[Directive] Your task is to write out the complete listing exactly as it is shown.

[Data shown]
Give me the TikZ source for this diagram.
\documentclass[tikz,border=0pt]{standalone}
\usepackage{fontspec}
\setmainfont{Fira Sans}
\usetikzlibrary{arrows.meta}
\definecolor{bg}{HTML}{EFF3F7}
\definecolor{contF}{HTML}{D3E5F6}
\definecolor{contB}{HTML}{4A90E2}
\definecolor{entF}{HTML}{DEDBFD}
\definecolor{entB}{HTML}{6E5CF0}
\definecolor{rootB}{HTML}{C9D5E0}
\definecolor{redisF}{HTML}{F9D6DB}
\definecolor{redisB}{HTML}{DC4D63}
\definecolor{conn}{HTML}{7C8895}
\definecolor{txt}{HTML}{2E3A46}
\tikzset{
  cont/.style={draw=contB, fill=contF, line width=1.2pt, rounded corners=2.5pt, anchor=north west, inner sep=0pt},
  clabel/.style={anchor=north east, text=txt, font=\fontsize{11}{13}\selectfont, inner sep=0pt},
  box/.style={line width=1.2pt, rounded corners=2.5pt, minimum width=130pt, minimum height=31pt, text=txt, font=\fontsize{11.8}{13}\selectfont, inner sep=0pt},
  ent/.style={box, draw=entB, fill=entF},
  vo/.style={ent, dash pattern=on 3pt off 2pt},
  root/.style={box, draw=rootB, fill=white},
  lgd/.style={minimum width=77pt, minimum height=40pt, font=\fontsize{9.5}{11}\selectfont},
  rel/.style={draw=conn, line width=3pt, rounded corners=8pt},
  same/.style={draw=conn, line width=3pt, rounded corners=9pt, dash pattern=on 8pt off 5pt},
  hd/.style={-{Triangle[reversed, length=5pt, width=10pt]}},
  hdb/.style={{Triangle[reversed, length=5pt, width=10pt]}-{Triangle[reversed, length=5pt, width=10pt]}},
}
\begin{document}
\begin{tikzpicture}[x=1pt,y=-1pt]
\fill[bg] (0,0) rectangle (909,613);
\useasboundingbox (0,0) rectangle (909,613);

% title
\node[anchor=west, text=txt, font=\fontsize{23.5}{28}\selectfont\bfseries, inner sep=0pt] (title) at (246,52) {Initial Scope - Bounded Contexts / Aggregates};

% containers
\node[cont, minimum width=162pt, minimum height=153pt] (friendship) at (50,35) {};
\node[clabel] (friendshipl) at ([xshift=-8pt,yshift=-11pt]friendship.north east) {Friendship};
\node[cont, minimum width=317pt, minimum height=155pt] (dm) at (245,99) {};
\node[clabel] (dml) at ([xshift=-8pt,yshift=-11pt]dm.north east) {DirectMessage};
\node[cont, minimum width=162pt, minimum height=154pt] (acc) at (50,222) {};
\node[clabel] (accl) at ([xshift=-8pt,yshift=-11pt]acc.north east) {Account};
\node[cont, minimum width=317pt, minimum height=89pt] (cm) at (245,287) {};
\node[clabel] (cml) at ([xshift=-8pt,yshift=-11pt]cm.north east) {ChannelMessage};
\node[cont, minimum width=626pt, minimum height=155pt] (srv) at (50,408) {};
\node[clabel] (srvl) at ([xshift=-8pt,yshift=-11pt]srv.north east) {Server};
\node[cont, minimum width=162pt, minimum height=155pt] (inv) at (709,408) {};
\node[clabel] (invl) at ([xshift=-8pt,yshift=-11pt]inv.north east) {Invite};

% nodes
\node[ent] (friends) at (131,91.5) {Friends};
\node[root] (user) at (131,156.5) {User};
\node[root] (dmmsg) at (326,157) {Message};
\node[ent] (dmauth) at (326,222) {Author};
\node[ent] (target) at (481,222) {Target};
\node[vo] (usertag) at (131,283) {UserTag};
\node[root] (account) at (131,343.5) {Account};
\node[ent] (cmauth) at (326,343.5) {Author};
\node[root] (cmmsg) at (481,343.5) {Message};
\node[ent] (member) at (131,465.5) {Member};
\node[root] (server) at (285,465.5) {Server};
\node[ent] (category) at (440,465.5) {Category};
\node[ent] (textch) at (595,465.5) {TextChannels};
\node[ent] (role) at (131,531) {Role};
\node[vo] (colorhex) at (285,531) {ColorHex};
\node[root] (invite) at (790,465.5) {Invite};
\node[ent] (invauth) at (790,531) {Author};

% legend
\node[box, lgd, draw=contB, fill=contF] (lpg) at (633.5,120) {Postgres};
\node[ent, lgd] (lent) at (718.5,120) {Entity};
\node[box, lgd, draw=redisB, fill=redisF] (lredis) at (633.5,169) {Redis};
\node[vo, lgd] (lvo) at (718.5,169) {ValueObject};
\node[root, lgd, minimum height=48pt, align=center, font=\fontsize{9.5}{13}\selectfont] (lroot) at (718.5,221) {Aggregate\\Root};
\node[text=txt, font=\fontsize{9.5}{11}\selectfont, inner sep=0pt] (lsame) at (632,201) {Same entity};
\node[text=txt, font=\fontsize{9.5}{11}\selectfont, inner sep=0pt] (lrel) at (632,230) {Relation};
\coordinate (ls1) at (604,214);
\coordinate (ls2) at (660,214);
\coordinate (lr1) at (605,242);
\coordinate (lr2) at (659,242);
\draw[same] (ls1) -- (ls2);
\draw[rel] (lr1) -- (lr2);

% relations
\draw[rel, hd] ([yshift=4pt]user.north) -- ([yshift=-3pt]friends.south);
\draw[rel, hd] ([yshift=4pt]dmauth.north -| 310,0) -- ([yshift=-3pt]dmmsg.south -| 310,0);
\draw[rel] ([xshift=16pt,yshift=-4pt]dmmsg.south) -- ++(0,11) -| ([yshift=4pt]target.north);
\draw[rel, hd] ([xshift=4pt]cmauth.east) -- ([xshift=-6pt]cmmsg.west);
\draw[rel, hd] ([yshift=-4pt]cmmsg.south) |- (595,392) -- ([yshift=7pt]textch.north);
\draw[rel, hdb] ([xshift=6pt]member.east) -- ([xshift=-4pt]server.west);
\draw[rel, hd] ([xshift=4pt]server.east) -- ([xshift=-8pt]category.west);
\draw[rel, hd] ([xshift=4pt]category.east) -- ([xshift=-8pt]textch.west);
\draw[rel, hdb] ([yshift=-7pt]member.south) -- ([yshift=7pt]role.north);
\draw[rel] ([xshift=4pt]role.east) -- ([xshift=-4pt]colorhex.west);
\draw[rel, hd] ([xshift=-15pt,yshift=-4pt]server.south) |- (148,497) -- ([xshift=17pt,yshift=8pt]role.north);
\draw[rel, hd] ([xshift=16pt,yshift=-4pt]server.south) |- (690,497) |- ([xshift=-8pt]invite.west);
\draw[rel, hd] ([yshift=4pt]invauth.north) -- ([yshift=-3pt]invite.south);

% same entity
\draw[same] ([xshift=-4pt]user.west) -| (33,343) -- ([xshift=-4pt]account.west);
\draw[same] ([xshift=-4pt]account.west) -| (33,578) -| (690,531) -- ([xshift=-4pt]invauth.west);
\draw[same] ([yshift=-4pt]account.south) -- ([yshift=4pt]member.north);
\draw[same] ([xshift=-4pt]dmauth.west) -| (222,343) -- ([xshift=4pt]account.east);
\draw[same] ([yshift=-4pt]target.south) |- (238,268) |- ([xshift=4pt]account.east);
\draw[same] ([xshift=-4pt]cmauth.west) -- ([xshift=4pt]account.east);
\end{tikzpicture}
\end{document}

[Response to the exercise]
Give me the TikZ source for this diagram.
\documentclass[tikz,border=0pt]{standalone}
\usepackage{fontspec}
\setmainfont{Fira Sans}
\usetikzlibrary{arrows.meta}
\definecolor{bg}{HTML}{EFF3F7}
\definecolor{contF}{HTML}{D3E5F6}
\definecolor{contB}{HTML}{4A90E2}
\definecolor{entF}{HTML}{DEDBFD}
\definecolor{entB}{HTML}{6E5CF0}
\definecolor{rootB}{HTML}{C9D5E0}
\definecolor{redisF}{HTML}{F9D6DB}
\definecolor{redisB}{HTML}{DC4D63}
\definecolor{conn}{HTML}{7C8895}
\definecolor{txt}{HTML}{2E3A46}
\tikzset{
  cont/.style={draw=contB, fill=contF, line width=1.2pt, rounded corners=2.5pt, anchor=north west, inner sep=0pt},
  clabel/.style={anchor=north east, text=txt, font=\fontsize{11}{13}\selectfont, inner sep=0pt},
  box/.style={line width=1.2pt, rounded corners=2.5pt, minimum width=130pt, minimum height=31pt, text=txt, font=\fontsize{11.8}{13}\selectfont, inner sep=0pt},
  ent/.style={box, draw=entB, fill=entF},
  vo/.style={ent, dash pattern=on 3pt off 2pt},
  root/.style={box, draw=rootB, fill=white},
  lgd/.style={minimum width=77pt, minimum height=40pt, font=\fontsize{9.5}{11}\selectfont},
  rel/.style={draw=conn, line width=3pt, rounded corners=8pt},
  same/.style={draw=conn, line width=3pt, rounded corners=9pt, dash pattern=on 8pt off 5pt},
  hd/.style={-{Triangle[reversed, length=5pt, width=10pt]}},
  hdb/.style={{Triangle[reversed, length=5pt, width=10pt]}-{Triangle[reversed, length=5pt, width=10pt]}},
}
\begin{document}
\begin{tikzpicture}[x=1pt,y=-1pt]
\fill[bg] (0,0) rectangle (909,613);
\useasboundingbox (0,0) rectangle (909,613);

% title
\node[anchor=west, text=txt, font=\fontsize{23.5}{28}\selectfont\bfseries, inner sep=0pt] (title) at (246,52) {Initial Scope - Bounded Contexts / Aggregates};

% containers
\node[cont, minimum width=162pt, minimum height=153pt] (friendship) at (50,35) {};
\node[clabel] (friendshipl) at ([xshift=-8pt,yshift=-11pt]friendship.north east) {Friendship};
\node[cont, minimum width=317pt, minimum height=155pt] (dm) at (245,99) {};
\node[clabel] (dml) at ([xshift=-8pt,yshift=-11pt]dm.north east) {DirectMessage};
\node[cont, minimum width=162pt, minimum height=154pt] (acc) at (50,222) {};
\node[clabel] (accl) at ([xshift=-8pt,yshift=-11pt]acc.north east) {Account};
\node[cont, minimum width=317pt, minimum height=89pt] (cm) at (245,287) {};
\node[clabel] (cml) at ([xshift=-8pt,yshift=-11pt]cm.north east) {ChannelMessage};
\node[cont, minimum width=626pt, minimum height=155pt] (srv) at (50,408) {};
\node[clabel] (srvl) at ([xshift=-8pt,yshift=-11pt]srv.north east) {Server};
\node[cont, minimum width=162pt, minimum height=155pt] (inv) at (709,408) {};
\node[clabel] (invl) at ([xshift=-8pt,yshift=-11pt]inv.north east) {Invite};

% nodes
\node[ent] (friends) at (131,91.5) {Friends};
\node[root] (user) at (131,156.5) {User};
\node[root] (dmmsg) at (326,157) {Message};
\node[ent] (dmauth) at (326,222) {Author};
\node[ent] (target) at (481,222) {Target};
\node[vo] (usertag) at (131,283) {UserTag};
\node[root] (account) at (131,343.5) {Account};
\node[ent] (cmauth) at (326,343.5) {Author};
\node[root] (cmmsg) at (481,343.5) {Message};
\node[ent] (member) at (131,465.5) {Member};
\node[root] (server) at (285,465.5) {Server};
\node[ent] (category) at (440,465.5) {Category};
\node[ent] (textch) at (595,465.5) {TextChannels};
\node[ent] (role) at (131,531) {Role};
\node[vo] (colorhex) at (285,531) {ColorHex};
\node[root] (invite) at (790,465.5) {Invite};
\node[ent] (invauth) at (790,531) {Author};

% legend
\node[box, lgd, draw=contB, fill=contF] (lpg) at (633.5,120) {Postgres};
\node[ent, lgd] (lent) at (718.5,120) {Entity};
\node[box, lgd, draw=redisB, fill=redisF] (lredis) at (633.5,169) {Redis};
\node[vo, lgd] (lvo) at (718.5,169) {ValueObject};
\node[root, lgd, minimum height=48pt, align=center, font=\fontsize{9.5}{13}\selectfont] (lroot) at (718.5,221) {Aggregate\\Root};
\node[text=txt, font=\fontsize{9.5}{11}\selectfont, inner sep=0pt] (lsame) at (632,201) {Same entity};
\node[text=txt, font=\fontsize{9.5}{11}\selectfont, inner sep=0pt] (lrel) at (632,230) {Relation};
\coordinate (ls1) at (604,214);
\coordinate (ls2) at (660,214);
\coordinate (lr1) at (605,242);
\coordinate (lr2) at (659,242);
\draw[same] (ls1) -- (ls2);
\draw[rel] (lr1) -- (lr2);

% relations
\draw[rel, hd] ([yshift=4pt]user.north) -- ([yshift=-3pt]friends.south);
\draw[rel, hd] ([yshift=4pt]dmauth.north -| 310,0) -- ([yshift=-3pt]dmmsg.south -| 310,0);
\draw[rel] ([xshift=16pt,yshift=-4pt]dmmsg.south) -- ++(0,11) -| ([yshift=4pt]target.north);
\draw[rel, hd] ([xshift=4pt]cmauth.east) -- ([xshift=-6pt]cmmsg.west);
\draw[rel, hd] ([yshift=-4pt]cmmsg.south) |- (595,392) -- ([yshift=7pt]textch.north);
\draw[rel, hdb] ([xshift=6pt]member.east) -- ([xshift=-4pt]server.west);
\draw[rel, hd] ([xshift=4pt]server.east) -- ([xshift=-8pt]category.west);
\draw[rel, hd] ([xshift=4pt]category.east) -- ([xshift=-8pt]textch.west);
\draw[rel, hdb] ([yshift=-7pt]member.south) -- ([yshift=7pt]role.north);
\draw[rel] ([xshift=4pt]role.east) -- ([xshift=-4pt]colorhex.west);
\draw[rel, hd] ([xshift=-15pt,yshift=-4pt]server.south) |- (148,497) -- ([xshift=17pt,yshift=8pt]role.north);
\draw[rel, hd] ([xshift=16pt,yshift=-4pt]server.south) |- (690,497) |- ([xshift=-8pt]invite.west);
\draw[rel, hd] ([yshift=4pt]invauth.north) -- ([yshift=-3pt]invite.south);

% same entity
\draw[same] ([xshift=-4pt]user.west) -| (33,343) -- ([xshift=-4pt]account.west);
\draw[same] ([xshift=-4pt]account.west) -| (33,578) -| (690,531) -- ([xshift=-4pt]invauth.west);
\draw[same] ([yshift=-4pt]account.south) -- ([yshift=4pt]member.north);
\draw[same] ([xshift=-4pt]dmauth.west) -| (222,343) -- ([xshift=4pt]account.east);
\draw[same] ([yshift=-4pt]target.south) |- (238,268) |- ([xshift=4pt]account.east);
\draw[same] ([xshift=-4pt]cmauth.west) -- ([xshift=4pt]account.east);
\end{tikzpicture}
\end{document}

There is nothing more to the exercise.